Поздний Толстой — это постоянная деконструкция. Хрестоматийный пример — сцена причастия из “Воскресения”:

“Предварительно опросив детей об их именах, священник, осторожно зачерпывая ложечкой из чашки, совал глубоко в рот каждому из детей поочередно по кусочку хлеба в вине, а дьячок тут же, отирая рты детям, веселым голосом пел песню о том, что дети едят тело бога и пьют его кровь. После этого священник унес чашку за перегородку и, допив там всю находившуюся в чашке кровь и съев все кусочки тела бога, старательно обсосав усы и вытерев рог и чашку, в самом веселом расположении духа, поскрипывая тонкими подошвами опойковых сапог, бодрыми шагами вышел из-за перегородки”.

Набоков объяснял студентам значение Толстого для русской литературы так. Он выключил в аудитории свет и закрыл ставни. Полумрак.
Набоков включил лампу. “Это — Пушкин!”. Включил вторую. “Это — Гоголь”. Включил третью. “Это — Достоевский.”
“А вот это…” 
Набоков открыл все ставни. Яркий солнечный свет.
“Это — Толстой!”

Только вот свет у этого солнца не слишком гостеприимный, чёрный. Зато полезный.

***

И, наверное, самое субъективное в этих заметках: мне кажется, что финал “Воскресения” — это финал с двойным дном. Я не верю, что это написано на 100 процентов всерьёз, что это на 100 процентов убедило самого автора.

Остранение, деконструкция быта и “высокого”, ставшие основным художественным приёмом, который используется из текста в текст, десятилетиями.
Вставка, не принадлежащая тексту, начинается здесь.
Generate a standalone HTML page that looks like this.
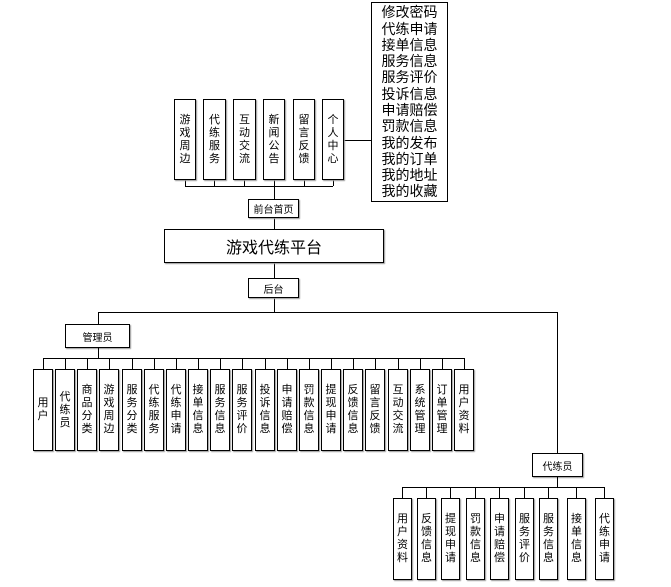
<!DOCTYPE html>
<html><head><meta charset="utf-8"><style>
body{margin:0;width:671px;height:587px;background:#fff;position:relative;overflow:hidden;font-family:"Liberation Sans","Noto Sans CJK SC",sans-serif;color:#000}
.b{position:absolute;border:1px solid #000;box-sizing:border-box;background:#fff;box-shadow:1px 1px 1px #999;display:flex;align-items:center;justify-content:center;text-align:center}
.v{font-size:11px;line-height:13px}
.h{position:absolute;height:1px;background:#000}
.l{position:absolute;width:1px;background:#000}
</style></head><body>
<!-- top connectors -->
<div class="h" style="left:185px;top:186px;width:148px"></div>
<div class="l" style="left:185px;top:180px;height:6px"></div>
<div class="l" style="left:214px;top:180px;height:6px"></div>
<div class="l" style="left:244px;top:180px;height:6px"></div>
<div class="l" style="left:274px;top:180px;height:19px"></div>
<div class="l" style="left:304px;top:180px;height:6px"></div>
<div class="l" style="left:333px;top:180px;height:6px"></div>
<div class="h" style="left:344px;top:140px;width:27px"></div>
<div class="l" style="left:274px;top:218px;height:11px"></div>
<div class="l" style="left:274px;top:263px;height:15px"></div>
<div class="l" style="left:274px;top:298px;height:14px"></div>
<div class="h" style="left:98px;top:312px;width:460px"></div>
<div class="l" style="left:98px;top:312px;height:12px"></div>
<div class="l" style="left:557px;top:312px;height:141px"></div>

<div class="b v" style="left:174px;top:99px;width:22px;height:81px">游<br>戏<br>周<br>边</div>
<div class="b v" style="left:203px;top:99px;width:23px;height:81px">代<br>练<br>服<br>务</div>
<div class="b v" style="left:233px;top:99px;width:23px;height:81px">互<br>动<br>交<br>流</div>
<div class="b v" style="left:263px;top:99px;width:22px;height:81px">新<br>闻<br>公<br>告</div>
<div class="b v" style="left:293px;top:99px;width:22px;height:81px">留<br>言<br>反<br>馈</div>
<div class="b v" style="left:322px;top:99px;width:22px;height:81px">个<br>人<br>中<br>心</div>
<div class="b" style="left:371px;top:2px;width:77px;height:200px;font-size:14px;line-height:16.3px;box-shadow:none">修改密码<br>代练申请<br>接单信息<br>服务信息<br>服务评价<br>投诉信息<br>申请赔偿<br>罚款信息<br>我的发布<br>我的订单<br>我的地址<br>我的收藏</div>
<div class="b" style="left:248px;top:199px;width:51px;height:19px;font-size:10px">前台首页</div>
<div class="b" style="left:164px;top:229px;width:220px;height:34px;font-size:16px">游戏代练平台</div>
<div class="b" style="left:248px;top:278px;width:51px;height:20px;font-size:10px">后台</div>
<div class="b" style="left:65px;top:324px;width:65px;height:24px;font-size:10px">管理员</div>
<div class="l" style="left:98px;top:348px;height:10px"></div>
<div class="h" style="left:43px;top:358px;width:422px"></div>
<div id="adm"></div>
<div class="b" style="left:532px;top:453px;width:51px;height:24px;font-size:10px">代练员</div>
<div class="l" style="left:557px;top:477px;height:10px"></div>
<div class="h" style="left:402px;top:487px;width:203px"></div>
<div id="dl"></div>
<script>
var a=["用户","代练员","商品分类","游戏周边","服务分类","代练服务","代练申请","接单信息","服务信息","服务评价","投诉信息","申请赔偿","罚款信息","提现申请","反馈信息","留言反馈","互动交流","系统管理","订单管理","用户资料"];
var h="";
for(var i=0;i<a.length;i++){var x=Math.round(33+i*22.16);
h+='<div class="l" style="left:'+(x+10)+'px;top:358px;height:11px"></div>';
h+='<div class="b v" style="left:'+x+'px;top:369px;width:20px;height:82px">'+a[i].split("").join("<br>")+'</div>';}
document.getElementById("adm").outerHTML=h;
var d=["用户资料","反馈信息","提现申请","罚款信息","申请赔偿","服务评价","服务信息","接单信息","代练申请"];
var xs=[393,417,441,466,490,515,539,567,595];h="";
for(var i=0;i<d.length;i++){var x=xs[i];
h+='<div class="l" style="left:'+(x+9)+'px;top:487px;height:11px"></div>';
h+='<div class="b v" style="left:'+x+'px;top:498px;width:19px;height:82px">'+d[i].split("").join("<br>")+'</div>';}
document.getElementById("dl").outerHTML=h;
</script>
</body></html>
Используется настолько навязчиво, что читатель, открывающий книгу, уже готовится: через несколько страниц начнётся дичь. Из-за этого многие думают, что писатель исписался, ему нечего сказать как художнику. А другие именно за это его и любят. Мне это напоминает одного современного писателя — В. Г. Сорокина.

Серьёзно. У Сорокина текст начинает разваливаться и гнить где-то в последней четверти, у Толстого гниль размазана тонким слоем по всему тексту. Но метод в целом очень похож.

Так вот, по поводу финала с двойным дном. Просто перечитайте сначала “Воскресение” Толстого, а потом — “Тридцатую любовь Марины” В. Г. Сорокина.
Вспомните финал Воскресения, все эти евангельские цитаты и так далее. А потом перечитайте финал “Тридцатой любви Марины”. Это один сюжет:

“…Партийные организации университетов и институтов призваны быть настоящим авангардом вузовских коллективов в их большом и благородном деле – подготовке нового поколения советской народной интеллигенции. Коммунисты, преподаватели общественных наук должны подавать личный пример доверительных отношений со студентами, взыскательного товарищества, принципиальности, заботливого отношения к людям. Идейная зрелость рождается как сплав убеждений, помыслов и опыта общественной жизни молодого человека. Годы студенчества для него – это время острых вопросов: мировоззренческих и моральных. Недавно на Волгоградском сталепроволочноканатном заводе провели анкетный опрос работников: устраивает ли их моральный климат на предприятии? Почти каждый ответил на этот вопрос утвердительно. Результаты исследования не были для парткома неожиданностью. Уже несколько лет на заводе существует правило: гласно решать все проблемы – от выдвижения человека на более высокую должность до распределения туристских путевок. Это исключает разные домыслы, досужие разговоры, воспитывает в людях чувство хозяина родного завода, стимулирует гражданскую и трудовую активность…”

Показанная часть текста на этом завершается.